QR2.2.4 Is Space Scalable?

A scalable system is one whose performance doesn’t degrade as it expands, however big it gets (Berners-Lee, 2000). As a network grows, it gets more demands, but if growth increases supply as well as demand, its performance doesn’t degrade. A network is scalable if each new point added increases supply as well as demand. The Internet was designed this way, as each new Internet Service Provider adds more processing to handle demands as well as more users to create demands.

One way to make a network scalable is to decentralize control by giving each point its own processing, so each new point adds processing power as well as load. When the Internet began, pundits expected it to collapse in chaos without central control, but instead it thrived. It was then realized that centralized networks collapse suddenly when stressed because an overload crashes the whole system, but decentralized networks degrade gracefully because an overload gives a local crash but the rest carry on. We think dictatorships are strong but nature knows they aren’t, so scientists expected brains to have a control center but they don’t, because decentralized networks are more reliable (Whitworth, 2008).

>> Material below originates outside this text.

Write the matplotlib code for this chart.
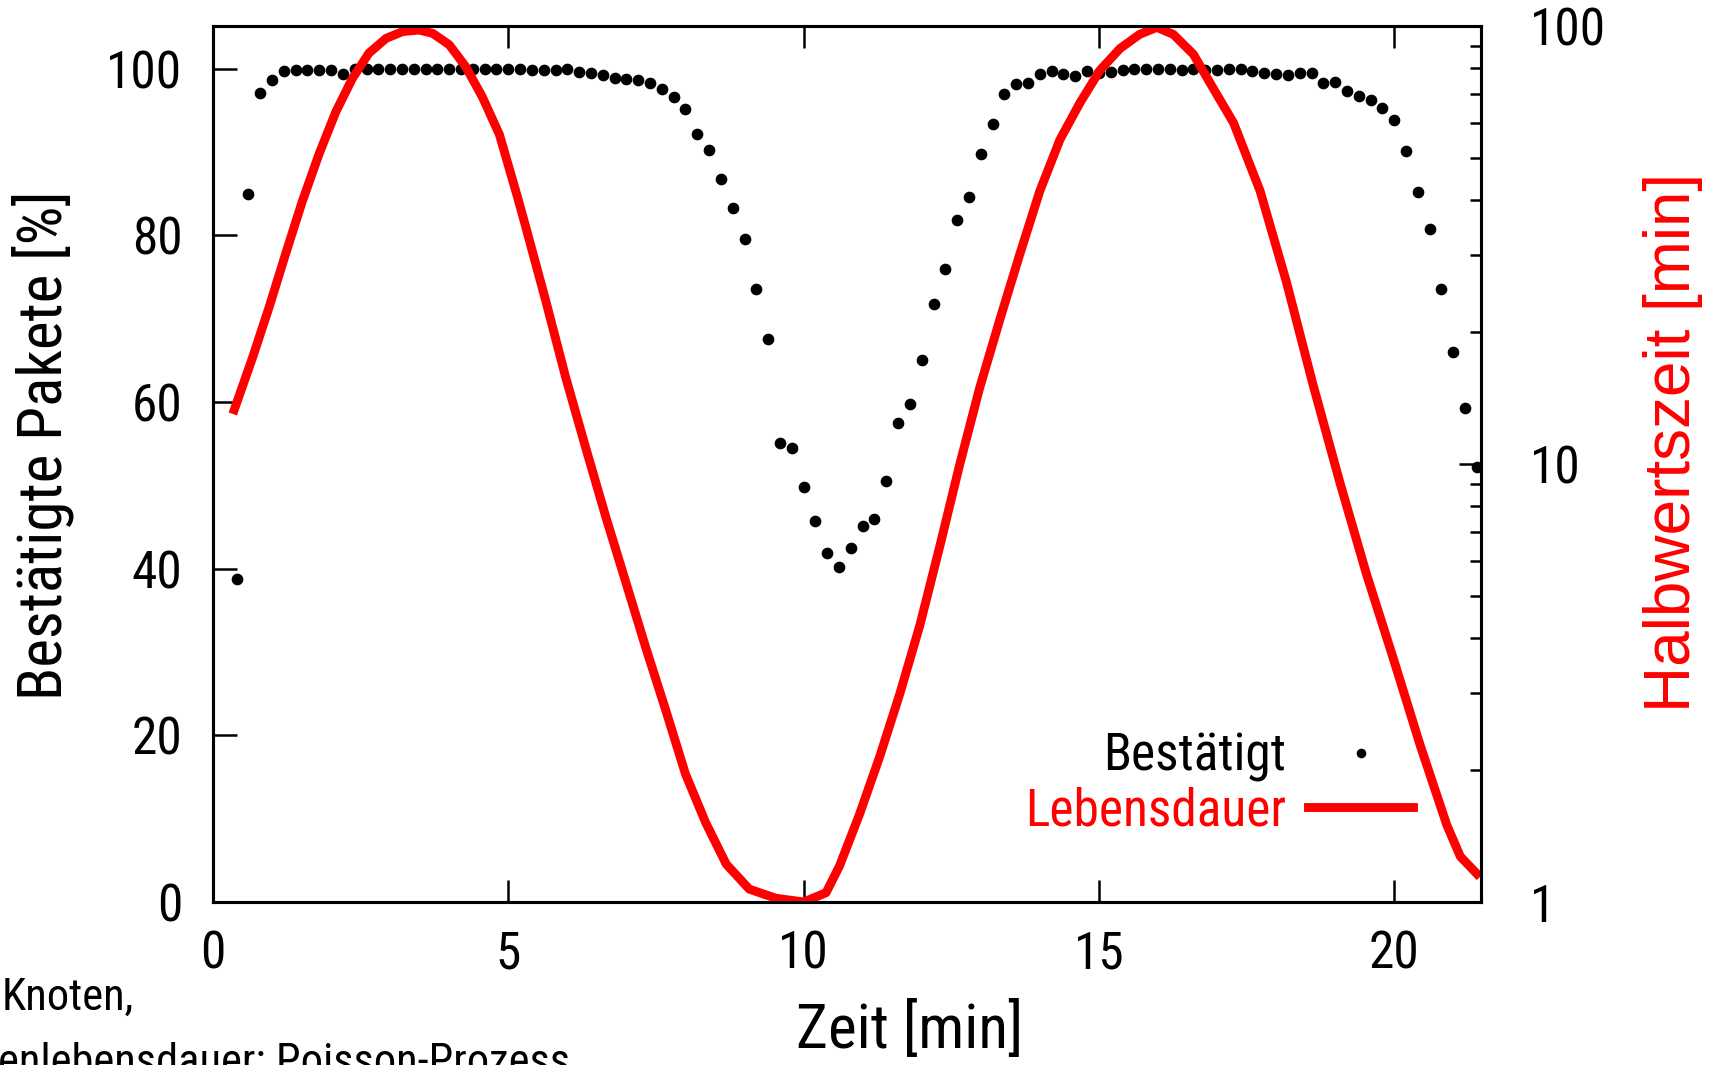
import matplotlib
matplotlib.use("Agg")
import matplotlib.pyplot as plt
from matplotlib import transforms
from matplotlib.ticker import FixedLocator, NullFormatter

# acknowledged packets [%], one sample every 0.2 min
zeit_punkte = [
    0.4, 0.6, 0.8, 1.0, 1.2, 1.4, 1.6, 1.8, 2.0, 2.2, 2.4, 2.6, 2.8, 3.0, 3.2, 3.4,
    3.6, 3.8, 4.0, 4.2, 4.4, 4.6, 4.8, 5.0, 5.2, 5.4, 5.6, 5.8, 6.0, 6.2, 6.4, 6.6,
    6.8, 7.0, 7.2, 7.4, 7.6, 7.8, 8.0, 8.2, 8.4, 8.6, 8.8, 9.0, 9.2, 9.4, 9.6, 9.8,
    10.0, 10.2, 10.4, 10.6, 10.8, 11.0, 11.2, 11.4, 11.6, 11.8, 12.0, 12.2, 12.4, 12.6,
    12.8, 13.0, 13.2, 13.4, 13.6, 13.8, 14.0, 14.2, 14.4, 14.6, 14.8, 15.0, 15.2, 15.4,
    15.6, 15.8, 16.0, 16.2, 16.4, 16.6, 16.8, 17.0, 17.2, 17.4, 17.6, 17.8, 18.0, 18.2,
    18.4, 18.6, 18.8, 19.0, 19.2, 19.4, 19.6, 19.8, 20.0, 20.2, 20.4, 20.6, 20.8, 21.0,
    21.2, 21.4,
]
bestaetigt = [
    38.7, 84.9, 97.1, 98.6, 99.7, 99.8, 99.8, 99.8, 99.8, 99.4, 99.9, 100.0, 100.0, 100.0, 100.0, 100.0,
    100.0, 100.0, 100.0, 99.9, 99.9, 99.9, 99.9, 99.9, 99.9, 99.8, 99.8, 99.8, 99.9, 99.6, 99.5, 99.2,
    98.9, 98.8, 98.6, 98.3, 97.5, 96.6, 95.1, 92.2, 90.2, 86.8, 83.3, 79.5, 73.5, 67.6, 55.1, 54.5,
    49.8, 45.7, 41.9, 40.2, 42.5, 45.1, 45.9, 50.5, 57.5, 59.7, 65.0, 71.8, 75.9, 81.8,
    84.6, 89.7, 93.3, 96.9, 98.1, 98.3, 99.4, 99.7, 99.3, 99.1, 99.7, 99.5, 99.6, 99.8,
    99.9, 99.9, 99.9, 100.0, 99.8, 99.9, 99.8, 99.8, 99.9, 99.9, 99.7, 99.5, 99.4, 99.2,
    99.5, 99.5, 98.3, 98.4, 97.3, 96.7, 96.2, 95.3, 93.8, 90.1, 85.2, 80.7, 73.6, 66.0,
    59.3, 52.2,
]

# half-life [min], right log axis
zeit_linie = [
    0.36, 0.67, 0.95, 1.23, 1.51, 1.80, 2.08, 2.36, 2.64, 2.93, 3.21, 3.49, 3.72, 4.00,
    4.28, 4.56, 4.85, 5.16, 5.29, 5.63, 5.97, 6.31, 6.65, 6.99, 7.33, 7.67, 8.00, 8.34,
    8.69, 9.08, 9.53, 10.0, 10.38, 10.61, 10.95, 11.29, 11.63, 11.97, 12.31, 12.64,
    12.98, 13.32, 13.66, 14.00, 14.34, 14.68, 15.02, 15.36, 15.69, 15.98, 16.26, 16.60,
    16.94, 17.28, 17.73, 18.18, 18.63, 19.08, 19.53, 19.99, 20.44, 20.89, 21.12, 21.40,
]
halbwertszeit = [
    13.3, 17.5, 22.8, 30.2, 39.7, 51.2, 63.7, 75.9, 86.7, 93.7, 97.1, 97.9, 96.2, 90.6,
    80.7, 68.9, 56.5, 40.5, 35.0, 23.7, 15.8, 10.9, 7.58, 5.37, 3.80, 2.73, 1.96, 1.52,
    1.22, 1.07, 1.02, 1.0, 1.05, 1.21, 1.59, 2.15, 2.99, 4.29, 6.52, 9.93,
    14.9, 21.3, 30.1, 42.0, 55.0, 66.8, 79.3, 88.9, 95.7, 99.3, 95.7, 86.2,
    71.9, 60.1, 42.0, 25.9, 15.1, 9.08, 5.61, 3.58, 2.28, 1.50, 1.27, 1.16,
]

x_ticks = [0, 5, 10, 15, 20]
y_ticks = [0, 20, 40, 60, 80, 100]
y2_ticks = [1, 10, 100]
y2_minor = [2, 3, 4, 5, 6, 7, 8, 9, 20, 30, 40, 50, 60, 70, 80, 90]

NARROW = ["Roboto Condensed", "DejaVu Sans"]
WIDE = ["Liberation Sans", "DejaVu Sans"]
plt.rcParams["font.family"] = NARROW

W, H = 1713, 1065
fig = plt.figure(figsize=(W / 100, H / 100), dpi=100)
ax = fig.add_axes([213 / W, (H - 902) / H, (1481 - 213) / W, (902 - 26) / H])
ax2 = ax.twinx()

ax.plot(zeit_punkte, bestaetigt, linestyle="none", marker="o", markersize=7.4,
        color="black", label="Bestätigt", zorder=3)

# faint dark shadow under the red curve, as in the original
shadow = transforms.offset_copy(ax2.transData, fig=fig, x=2, y=-1, units="dots")
ax2.plot(zeit_linie, halbwertszeit, color="#555555", linewidth=1.2,
         transform=shadow, zorder=1)
ax2.plot(zeit_linie, halbwertszeit, color="red", linewidth=6.4,
         solid_joinstyle="round", label="Lebensdauer", zorder=2)

ax.set_xlim(0, 21.47)
ax.set_ylim(0, 105.1)
ax2.set_yscale("log")
ax2.set_ylim(1, 100)

ax.set_xticks(x_ticks)
ax.set_yticks(y_ticks)
ax.set_xticklabels([str(v) for v in x_ticks])
ax.set_yticklabels([str(v) for v in y_ticks])
ax.tick_params(axis="x", direction="in", length=16, width=1.8, top=True,
               labelsize=37, pad=20)
ax.tick_params(axis="y", direction="in", length=17, width=1.8, right=False,
               labelsize=37, pad=22)

ax2.yaxis.set_major_locator(FixedLocator(y2_ticks))
ax2.yaxis.set_minor_locator(FixedLocator(y2_minor))
ax2.yaxis.set_minor_formatter(NullFormatter())
ax2.set_yticklabels([str(v) for v in y2_ticks])
ax2.tick_params(axis="y", which="major", direction="in", length=16, width=1.8,
                labelsize=37, pad=35)
ax2.tick_params(axis="y", which="minor", direction="in", length=8, width=1.8)

for a in (ax, ax2):
    for s in a.spines.values():
        s.set_linewidth(2.2)

ax2.set_zorder(ax.get_zorder() + 1)
ax2.patch.set_visible(False)

# axis titles (gnuplot-style placement)
fig.text(62 / W, 1 - 445 / H, "Bestätigte Pakete [%]", rotation=90,
         rotation_mode="anchor", ha="center", va="baseline", fontsize=44)
fig.text(1690 / W, 1 - 442 / H, "Halbwertszeit [min]", rotation=90,
         rotation_mode="anchor", ha="center", va="baseline", fontsize=46,
         color="red", family=WIDE)
fig.text(910 / W, 1 - 1048 / H, "Zeit [min]", ha="center", va="baseline",
         fontsize=44)

# text cut off at the lower-left edge of the slide
fig.text(2 / W, 1 - 1010 / H, "Knoten,", ha="left", va="baseline", fontsize=32)
fig.text(-2 / W, 1 - 1075 / H, "enlebensdauer: Poisson-Prozess", ha="left",
         va="baseline", fontsize=32)

h1, l1 = ax.get_legend_handles_labels()
h2, l2 = ax2.get_legend_handles_labels()
ax2.legend(h1 + h2, l1 + l2, loc="lower right", bbox_to_anchor=(0.9464, 0.0753),
           frameon=False, markerfirst=False, fontsize=37, handlelength=2.04,
           handletextpad=0.43, labelspacing=0.07, borderpad=0, borderaxespad=0,
           labelcolor=["black", "red"], markerscale=0.8)

fig.savefig("out.png", dpi=100)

Is our space then scalable? The evidence suggests so because the laws of physics didn’t change as space expanded (Sutter, 2022). Space today behaves as it did when our universe was the size of a golf ball, so it is scalable. It follows that new points of space add processing to allow it to expand indefinitely. Each point of space then has a finite ability to process matter, and the evidence agrees:

“…recent observations favor cosmological models in which there are fundamental upper bounds on both the information content and information processing rate.” (Paul Davies, 2004), p13.

We call the upper limit of what space can hold a black hole, so that black holes exist also suggests that our space is scalable.